Simplistic thinking

The Canadian kook Cukier is blabbering away again:

REGINA (CP) – The shooting deaths of two RCMP officers in northern Saskatchewan and other crimes like it in recent years show the need to maintain the federal registry for long-barrelled firearms, gun control advocates say.

The deaths of constables Robin Cameron, 29, and Marc Bourdages, 26, have tugged at the heartstrings of people across the country and plunged the tiny farming community of Spiritwood, Sask., into a state of grief.

Police say the two young officers died after being shot by a man who fled the scene armed with either a hunting rifle or a shotgun on the night of July 7.

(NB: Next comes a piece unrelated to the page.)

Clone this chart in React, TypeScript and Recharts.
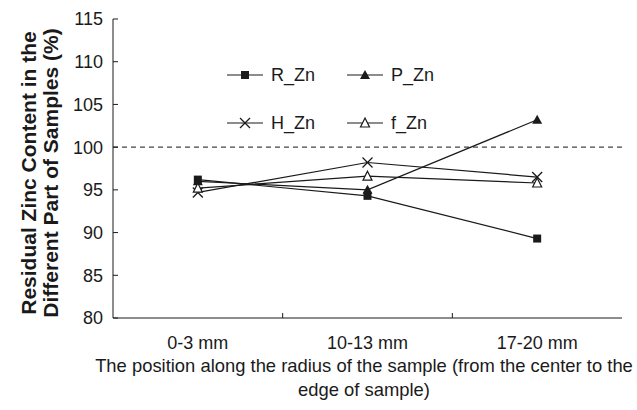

Wendy Cukier, a professor of justice studies at Ryerson University and president of the Toronto-based Coalition for Gun Control, says it doesn’t make any sense to dismantle the long-gun registry.

Just how does the registry prevent or help solve this crime? Was the criminal so stupid he left the gun, registered in his name or someone that could connect to him, at the crime scene? Nope. The kooks thinking is that of a simpleton.

But Cukier says registration is a tool that allows police to trace a firearm back to its original owner.

It’s a good way to prevent someone who shouldn’t have a gun from buying one legally and it forces legal gun owners to be accountable by making sure their weapons don’t fall into the wrong hands, she argued.

It can also serve as an early warning tool for officers, letting them know that a routine situation could turn dangerous because guns may be involved.

“No system is perfect, but it reduces the chances that people will be killed,” Cukier said. “The system, however imperfect it might be, is better than nothing at all.”

How does a gun registry prevent stolen guns or smuggled guns (think recreational drug smuggling) from ending up in the hands of anyone that wants one? And no it is not “better than nothing at all”. It took between one and two billion dollars (Canadian) to implement the registry which could have been spent on police personnel and equipment.

I have Just One Question for Ms. Cukier.

Update: I realize I should have explained things just a bit better. Cukier claims this crime shows the need to maintain the registry but the registry wasn’t a factor in solving this crime. And furthermore the last time I had an update on the topic since Canada started registering handguns decades ago there has only been one crime that the registry did help solve.